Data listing
::::::

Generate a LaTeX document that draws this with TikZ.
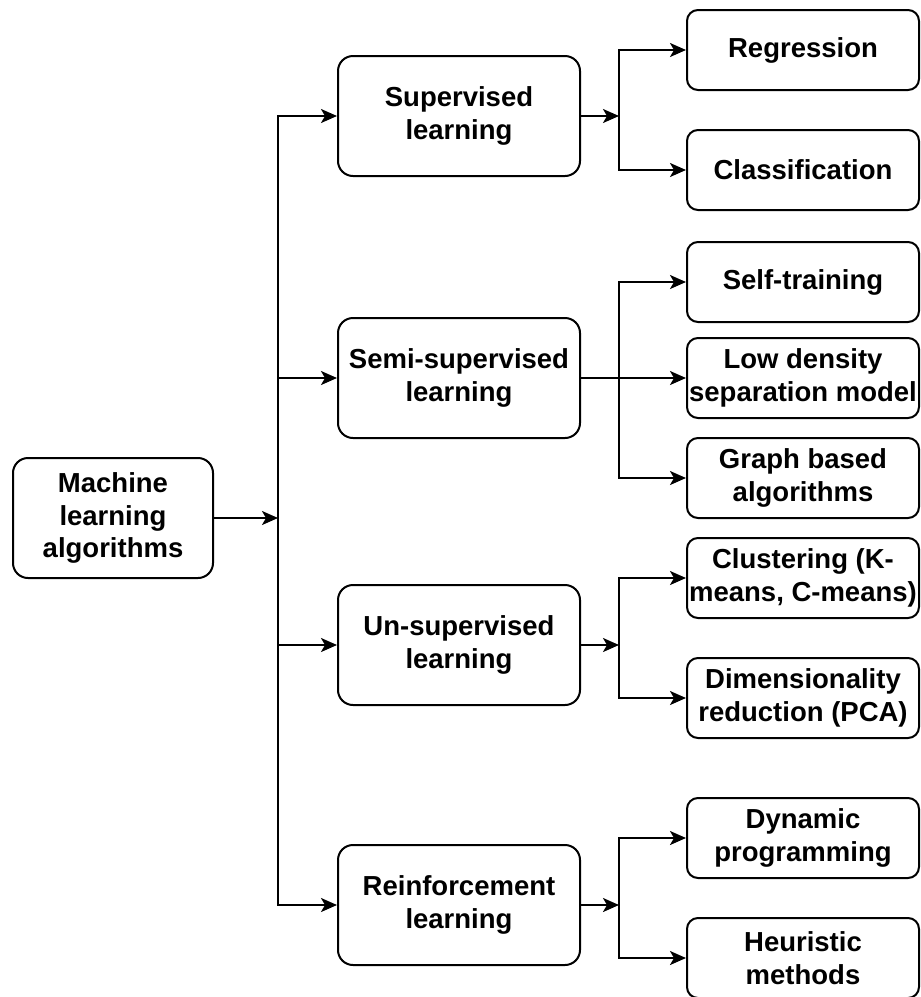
\documentclass[tikz,border=0pt]{standalone}
\usepackage{fontspec}
\setmainfont{Liberation Sans}
\usetikzlibrary{arrows.meta}
\begin{document}
\begin{tikzpicture}[x=1pt,y=-1pt,
  box/.style={draw=black, line width=2pt, rounded corners=15pt, align=center,
    inner sep=0pt, font=\fontsize{27.5}{32.5}\selectfont\bfseries},
  rootbox/.style={box, minimum width=200pt, minimum height=120pt},
  midbox/.style={box, minimum width=242pt, minimum height=120pt},
  leafbox/.style={box, rounded corners=11pt, minimum width=232pt, minimum height=80pt},
  arr/.style={line width=2pt, -{Stealth[length=16pt,width=14pt,inset=4pt]}}]
\useasboundingbox (0,0) rectangle (921,997);

% root
\node[rootbox] (root) at (113,518) {Machine\\learning\\algorithms};

% learning paradigms
\node[midbox] (sup)   at (459,116) {Supervised\\learning};
\node[midbox] (semi)  at (459,378) {Semi-supervised\\learning};
\node[midbox] (unsup) at (459,645) {Un-supervised\\learning};
\node[midbox] (rein)  at (459,905) {Reinforcement\\learning};

% methods
\node[leafbox] (reg)   at (803,50)  {Regression};
\node[leafbox] (cls)   at (803,170) {Classification};
\node[leafbox] (self)  at (803,282) {Self-training};
\node[leafbox] (low)   at (803,378) {Low density\\separation model};
\node[leafbox] (graph) at (803,478) {Graph based\\algorithms};
\node[leafbox] (clus)  at (803,578) {Clustering (K-\\means, C-means)};
\node[leafbox] (dim)   at (803,698) {Dimensionality\\reduction (PCA)};
\node[leafbox] (dyn)   at (803,838) {Dynamic\\programming};
\node[leafbox] (heur)  at (803,958) {Heuristic\\methods};

% junction points
\coordinate (trunk) at (278,518);
\coordinate (b1) at (619,116);
\coordinate (b2) at (619,378);
\coordinate (b3) at (619,645);
\coordinate (b4) at (619,905);

% root to paradigms
\draw[arr] (root.east) -- (trunk);
\draw[arr] (trunk) |- (sup.west);
\draw[arr] (trunk) |- (semi.west);
\draw[arr] (trunk) |- (unsup.west);
\draw[arr] (trunk) |- (rein.west);

% supervised
\draw[arr] (sup.east) -- (b1);
\draw[arr] (b1) |- (reg.west);
\draw[arr] (b1) |- (cls.west);

% semi-supervised
\draw[arr] (semi.east) -- (low.west);
\draw[arr] (b2) |- (self.west);
\draw[arr] (b2) |- (graph.west);

% un-supervised
\draw[arr] (unsup.east) -- (b3);
\draw[arr] (b3) |- (clus.west);
\draw[arr] (b3) |- (dim.west);

% reinforcement
\draw[arr] (rein.east) -- (b4);
\draw[arr] (b4) |- (dyn.west);
\draw[arr] (b4) |- (heur.west);
\end{tikzpicture}
\end{document}
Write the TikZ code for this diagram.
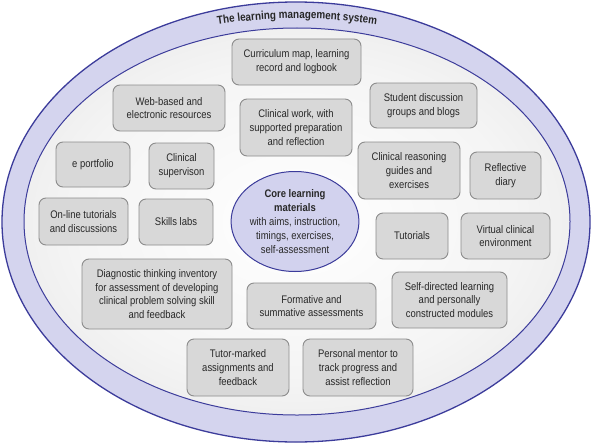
\documentclass[tikz,border=0pt]{standalone}
\usepackage{fontspec}
\setmainfont{Liberation Sans}[FakeStretch=0.86]
\usetikzlibrary{shapes.geometric,decorations.text}
\definecolor{bandcol}{RGB}{212,212,238}
\definecolor{linecol}{RGB}{60,60,155}
\definecolor{boxfill}{RGB}{216,216,216}
\definecolor{boxline}{RGB}{140,140,140}
\definecolor{corefill}{RGB}{210,210,238}
\definecolor{txt}{RGB}{40,40,40}
\pgfdeclareradialshading{innershade}{\pgfpoint{0bp}{0bp}}{color(0bp)=(white); color(20bp)=(white!96!black); color(50bp)=(white!84!black)}
\begin{document}
\begin{tikzpicture}[x=1pt,y=-1pt,
  bx/.style={draw=boxline, line width=0.9pt, fill=boxfill, rounded corners=7pt,
    align=center, inner sep=0pt, text=txt, font=\fontsize{11}{13.7}\selectfont},
  coreshape/.style={ellipse, draw=linecol, line width=1pt, fill=corefill,
    minimum width=126pt, minimum height=100pt, inner sep=0pt, align=center,
    text=txt, font=\fontsize{11}{13.9}\selectfont}
]
\useasboundingbox (0,0) rectangle (593,444);
\fill[white] (0,0) rectangle (593,444);
\draw[line width=1.3pt, draw=linecol, fill=bandcol] (296,222) ellipse [x radius=294, y radius=220];
\shade[shading=innershade] (297,221.5) ellipse [x radius=273, y radius=193.5];
\draw[line width=1pt, draw=linecol] (297,221.5) ellipse [x radius=273, y radius=193.5];

\path[decorate, decoration={text along path, text align=center, text color=txt,
  text={|\fontsize{11.5}{12}\selectfont\bfseries|The learning management system}}]
  (190,29.3) .. controls (264,14.9) and (330,14.9) .. (404,29.3);

\node[bx, minimum width=129pt, minimum height=46pt] (curr) at (296.5,62) {Curriculum map, learning\\record and logbook};
\node[bx, minimum width=112pt, minimum height=46pt] (web) at (169,108) {Web-based and\\electronic resources};
\node[bx, minimum width=112pt, minimum height=57pt] (clinwork) at (296,127.5) {Clinical work, with\\supported preparation\\and reflection};
\node[bx, minimum width=107pt, minimum height=45pt] (student) at (423.5,105.5) {Student discussion\\groups and blogs};
\node[bx, minimum width=74pt, minimum height=45pt] (eport) at (93,164.5) {e portfolio};
\node[bx, minimum width=65pt, minimum height=46pt] (super) at (181.5,166) {Clinical\\supervison};
\node[bx, minimum width=102pt, minimum height=57pt] (reason) at (409,170.5) {Clinical reasoning\\guides and\\exercises};
\node[bx, minimum width=71pt, minimum height=47pt] (diary) at (505.5,175.5) {Reflective\\diary};
\node[bx, minimum width=89pt, minimum height=47pt] (online) at (83.5,221.5) {On-line tutorials\\and discussions};
\node[bx, minimum width=74pt, minimum height=46pt] (skills) at (176,222) {Skills labs};
\node[coreshape] (core) at (295,221.5) {\textbf{Core learning}\\\textbf{materials}\\with aims, instruction,\\timings, exercises,\\self-assessment};
\node[bx, minimum width=72pt, minimum height=46pt] (tut) at (412,236) {Tutorials};
\node[bx, minimum width=89pt, minimum height=46pt] (virt) at (505.5,236) {Virtual clinical\\environment};
\node[bx, minimum width=150pt, minimum height=70pt] (diag) at (157,294) {Diagnostic thinking inventory\\for assessment of developing\\clinical problem solving skill\\and feedback};
\node[bx, minimum width=129pt, minimum height=46pt] (form) at (311.5,306) {Formative and\\summative assessments};
\node[bx, minimum width=115pt, minimum height=56pt] (self) at (449.5,300) {Self-directed learning\\and personally\\constructed modules};
\node[bx, minimum width=102pt, minimum height=57pt] (tutor) at (238,367.5) {Tutor-marked\\assignments and\\feedback};
\node[bx, minimum width=110pt, minimum height=57pt] (mentor) at (358,367.5) {Personal mentor to\\track progress and\\assist reflection};
\end{tikzpicture}
\end{document}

::::::

### WHAT IS BEING ASKED
Reproduce the records verbatim, omitting all images they contain.

### OUTPUT FOR THIS TASK
Generate a LaTeX document that draws this with TikZ.
\documentclass[tikz,border=0pt]{standalone}
\usepackage{fontspec}
\setmainfont{Liberation Sans}
\usetikzlibrary{arrows.meta}
\begin{document}
\begin{tikzpicture}[x=1pt,y=-1pt,
  box/.style={draw=black, line width=2pt, rounded corners=15pt, align=center,
    inner sep=0pt, font=\fontsize{27.5}{32.5}\selectfont\bfseries},
  rootbox/.style={box, minimum width=200pt, minimum height=120pt},
  midbox/.style={box, minimum width=242pt, minimum height=120pt},
  leafbox/.style={box, rounded corners=11pt, minimum width=232pt, minimum height=80pt},
  arr/.style={line width=2pt, -{Stealth[length=16pt,width=14pt,inset=4pt]}}]
\useasboundingbox (0,0) rectangle (921,997);

% root
\node[rootbox] (root) at (113,518) {Machine\\learning\\algorithms};

% learning paradigms
\node[midbox] (sup)   at (459,116) {Supervised\\learning};
\node[midbox] (semi)  at (459,378) {Semi-supervised\\learning};
\node[midbox] (unsup) at (459,645) {Un-supervised\\learning};
\node[midbox] (rein)  at (459,905) {Reinforcement\\learning};

% methods
\node[leafbox] (reg)   at (803,50)  {Regression};
\node[leafbox] (cls)   at (803,170) {Classification};
\node[leafbox] (self)  at (803,282) {Self-training};
\node[leafbox] (low)   at (803,378) {Low density\\separation model};
\node[leafbox] (graph) at (803,478) {Graph based\\algorithms};
\node[leafbox] (clus)  at (803,578) {Clustering (K-\\means, C-means)};
\node[leafbox] (dim)   at (803,698) {Dimensionality\\reduction (PCA)};
\node[leafbox] (dyn)   at (803,838) {Dynamic\\programming};
\node[leafbox] (heur)  at (803,958) {Heuristic\\methods};

% junction points
\coordinate (trunk) at (278,518);
\coordinate (b1) at (619,116);
\coordinate (b2) at (619,378);
\coordinate (b3) at (619,645);
\coordinate (b4) at (619,905);

% root to paradigms
\draw[arr] (root.east) -- (trunk);
\draw[arr] (trunk) |- (sup.west);
\draw[arr] (trunk) |- (semi.west);
\draw[arr] (trunk) |- (unsup.west);
\draw[arr] (trunk) |- (rein.west);

% supervised
\draw[arr] (sup.east) -- (b1);
\draw[arr] (b1) |- (reg.west);
\draw[arr] (b1) |- (cls.west);

% semi-supervised
\draw[arr] (semi.east) -- (low.west);
\draw[arr] (b2) |- (self.west);
\draw[arr] (b2) |- (graph.west);

% un-supervised
\draw[arr] (unsup.east) -- (b3);
\draw[arr] (b3) |- (clus.west);
\draw[arr] (b3) |- (dim.west);

% reinforcement
\draw[arr] (rein.east) -- (b4);
\draw[arr] (b4) |- (dyn.west);
\draw[arr] (b4) |- (heur.west);
\end{tikzpicture}
\end{document}
Write the TikZ code for this diagram.
\documentclass[tikz,border=0pt]{standalone}
\usepackage{fontspec}
\setmainfont{Liberation Sans}[FakeStretch=0.86]
\usetikzlibrary{shapes.geometric,decorations.text}
\definecolor{bandcol}{RGB}{212,212,238}
\definecolor{linecol}{RGB}{60,60,155}
\definecolor{boxfill}{RGB}{216,216,216}
\definecolor{boxline}{RGB}{140,140,140}
\definecolor{corefill}{RGB}{210,210,238}
\definecolor{txt}{RGB}{40,40,40}
\pgfdeclareradialshading{innershade}{\pgfpoint{0bp}{0bp}}{color(0bp)=(white); color(20bp)=(white!96!black); color(50bp)=(white!84!black)}
\begin{document}
\begin{tikzpicture}[x=1pt,y=-1pt,
  bx/.style={draw=boxline, line width=0.9pt, fill=boxfill, rounded corners=7pt,
    align=center, inner sep=0pt, text=txt, font=\fontsize{11}{13.7}\selectfont},
  coreshape/.style={ellipse, draw=linecol, line width=1pt, fill=corefill,
    minimum width=126pt, minimum height=100pt, inner sep=0pt, align=center,
    text=txt, font=\fontsize{11}{13.9}\selectfont}
]
\useasboundingbox (0,0) rectangle (593,444);
\fill[white] (0,0) rectangle (593,444);
\draw[line width=1.3pt, draw=linecol, fill=bandcol] (296,222) ellipse [x radius=294, y radius=220];
\shade[shading=innershade] (297,221.5) ellipse [x radius=273, y radius=193.5];
\draw[line width=1pt, draw=linecol] (297,221.5) ellipse [x radius=273, y radius=193.5];

\path[decorate, decoration={text along path, text align=center, text color=txt,
  text={|\fontsize{11.5}{12}\selectfont\bfseries|The learning management system}}]
  (190,29.3) .. controls (264,14.9) and (330,14.9) .. (404,29.3);

\node[bx, minimum width=129pt, minimum height=46pt] (curr) at (296.5,62) {Curriculum map, learning\\record and logbook};
\node[bx, minimum width=112pt, minimum height=46pt] (web) at (169,108) {Web-based and\\electronic resources};
\node[bx, minimum width=112pt, minimum height=57pt] (clinwork) at (296,127.5) {Clinical work, with\\supported preparation\\and reflection};
\node[bx, minimum width=107pt, minimum height=45pt] (student) at (423.5,105.5) {Student discussion\\groups and blogs};
\node[bx, minimum width=74pt, minimum height=45pt] (eport) at (93,164.5) {e portfolio};
\node[bx, minimum width=65pt, minimum height=46pt] (super) at (181.5,166) {Clinical\\supervison};
\node[bx, minimum width=102pt, minimum height=57pt] (reason) at (409,170.5) {Clinical reasoning\\guides and\\exercises};
\node[bx, minimum width=71pt, minimum height=47pt] (diary) at (505.5,175.5) {Reflective\\diary};
\node[bx, minimum width=89pt, minimum height=47pt] (online) at (83.5,221.5) {On-line tutorials\\and discussions};
\node[bx, minimum width=74pt, minimum height=46pt] (skills) at (176,222) {Skills labs};
\node[coreshape] (core) at (295,221.5) {\textbf{Core learning}\\\textbf{materials}\\with aims, instruction,\\timings, exercises,\\self-assessment};
\node[bx, minimum width=72pt, minimum height=46pt] (tut) at (412,236) {Tutorials};
\node[bx, minimum width=89pt, minimum height=46pt] (virt) at (505.5,236) {Virtual clinical\\environment};
\node[bx, minimum width=150pt, minimum height=70pt] (diag) at (157,294) {Diagnostic thinking inventory\\for assessment of developing\\clinical problem solving skill\\and feedback};
\node[bx, minimum width=129pt, minimum height=46pt] (form) at (311.5,306) {Formative and\\summative assessments};
\node[bx, minimum width=115pt, minimum height=56pt] (self) at (449.5,300) {Self-directed learning\\and personally\\constructed modules};
\node[bx, minimum width=102pt, minimum height=57pt] (tutor) at (238,367.5) {Tutor-marked\\assignments and\\feedback};
\node[bx, minimum width=110pt, minimum height=57pt] (mentor) at (358,367.5) {Personal mentor to\\track progress and\\assist reflection};
\end{tikzpicture}
\end{document}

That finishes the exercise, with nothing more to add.